US financial regulation has traditionally placed greater emphasis on "private contracting" than the public contracting system of European financial markets and the Far East. Private contracting emphasizes disclosure, private insurance and auditing rather than conduct of business rules and compensation funds. It promotes rather than substitutes for markets. Recent experience has demonstrated the potential vulnerability of private contracting. It relies not only on caveat emptor but also on the accuracy of information and the integrity of auditors. It is particularly vulnerable to the failures that we have witnessed over the past year. Superficially at least, public contracting offers greater investor protection. But an alternative policy is to strengthen disclosure, auditing and private insurance rather than impose the uniformity of public contracting.

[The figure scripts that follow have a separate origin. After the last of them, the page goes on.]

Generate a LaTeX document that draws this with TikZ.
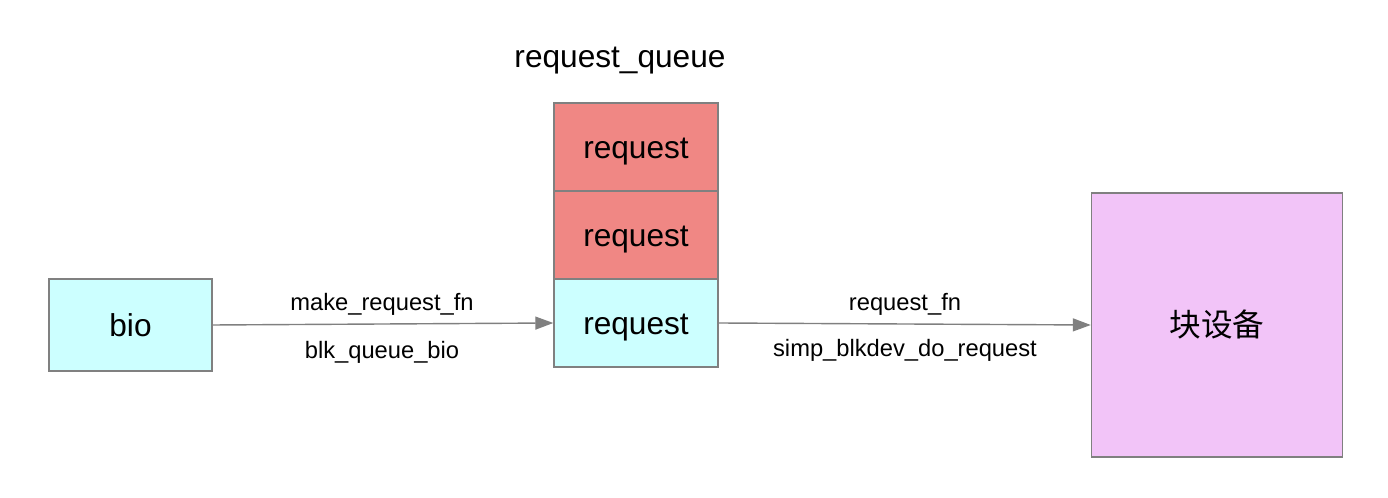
\documentclass[tikz,border=0pt]{standalone}
\usepackage{fontspec}
\setmainfont{Liberation Sans}
\newfontfamily\cjk{Noto Sans CJK SC}
\usepackage{xcolor}
\usepackage{tikz}
\usetikzlibrary{arrows.meta}
\definecolor{cellcyan}{HTML}{CCFFFF}
\definecolor{cellred}{HTML}{F08784}
\definecolor{devpink}{HTML}{F2C4F8}
\definecolor{edgegray}{HTML}{808080}
\tikzset{
  cell/.style={draw=edgegray,thick,minimum width=3.28cm,minimum height=1.76cm,inner sep=0pt,text height=13pt,text depth=0pt,font=\fontsize{18}{21}\selectfont},
  flow/.style={draw=edgegray,thick,-{Triangle[length=0.36cm,width=0.26cm]}},
  fnlabel/.style={font=\fontsize{13.5}{16}\selectfont}
}
\begin{document}
\begin{tikzpicture}
      \useasboundingbox (0,0) rectangle (27.76,9.96);
      \node[cell,fill=cellcyan,minimum width=3.26cm,minimum height=1.84cm] (bio) at (2.61,3.46) {bio};
      \node[cell,fill=cellred] (rq1) at (12.72,7.02) {request};
      \node[cell,fill=cellred] (rq2) at (12.72,5.26) {request};
      \node[cell,fill=cellcyan] (rq3) at (12.72,3.50) {request};
      \node[font=\fontsize{18}{21}\selectfont] (rqname) at (12.4,8.74) {request\_queue};
      \node[cell,fill=devpink,minimum width=5.02cm,minimum height=5.28cm] (dev) at (24.34,3.46) {\cjk 块设备};
      \draw[flow] (bio.east) -- (rq3.west);
      \draw[flow] (rq3.east) -- (dev.west);
      \node[fnlabel] (mkfn) at (7.64,3.88) {make\_request\_fn};
      \node[fnlabel] (blkq) at (7.64,2.92) {blk\_queue\_bio};
      \node[fnlabel] (rqfn) at (18.1,3.88) {request\_fn};
      \node[fnlabel] (simp) at (18.1,2.96) {simp\_blkdev\_do\_request};
    \end{tikzpicture}
\end{document}
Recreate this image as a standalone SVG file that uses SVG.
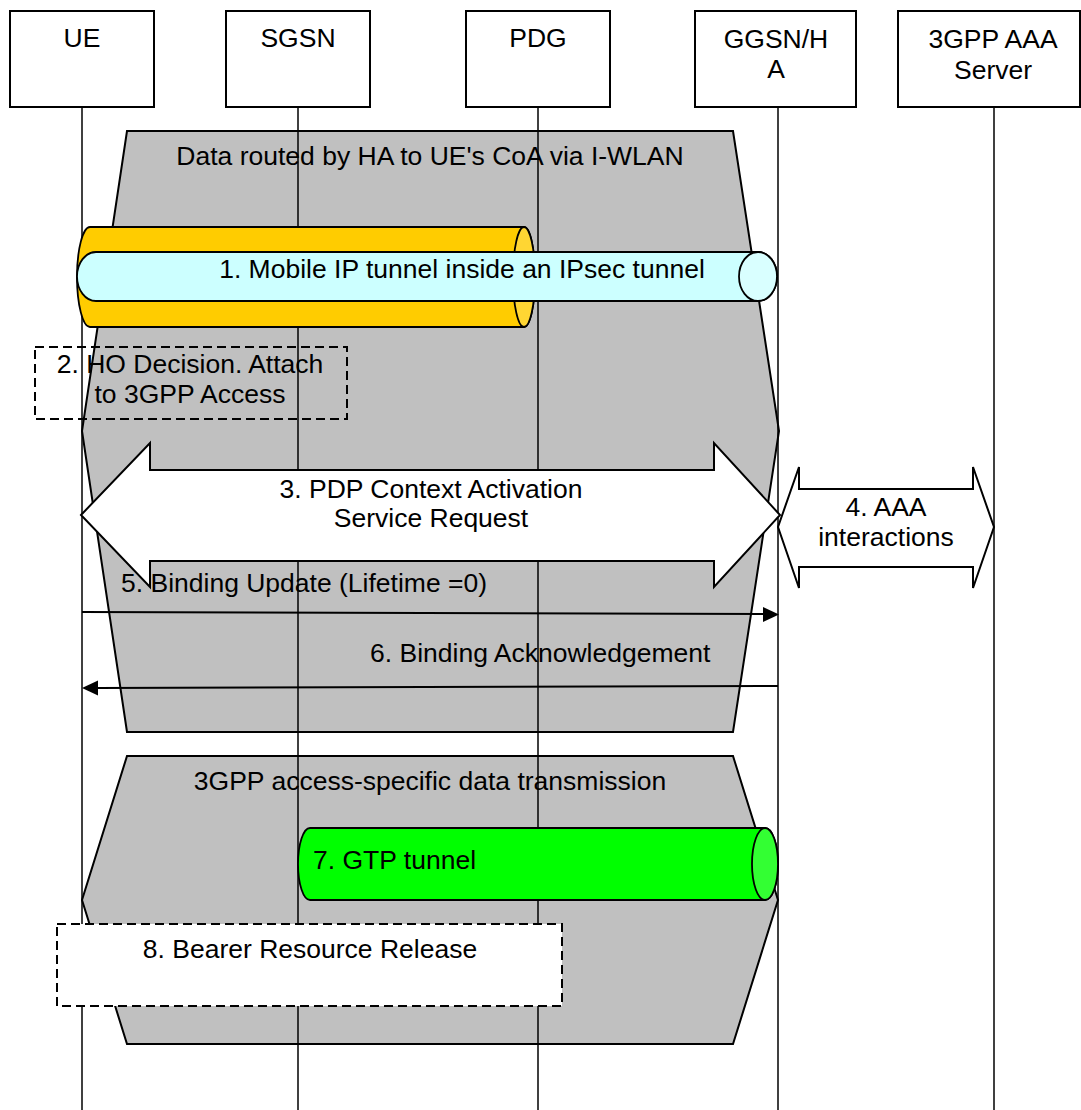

In sum, I have not disputed the necessity for financial regulation or belittled its significance in the context of systemic risks. On the contrary, I have acknowledged the magnitude of failures that can afflict financial markets. In particular, in the case of Japan, banking reform and restructuring of non-performing loans are prerequisites for wider financial sector development. However, I have warned against the current trend to see salvation in regulation, encouraged by a line of academic thought that links tough investor protection directly with strong economic performance. Not only do I believe that this association is incorrect but I also think that it can be positively damaging in a context that sees any regulation as better than none and counts the number of regulatory rules as being a positive indicator of regulatory standards.

Instead, I have suggested that we should think very carefully about the real sources of market failure in financial markets and target regulation very specifically at these to promote rather than substitute for the operation of markets. I have argued that one set of policies that is critical to this is information disclosure and transparency and I have advocated devoting particular attention to their implementation.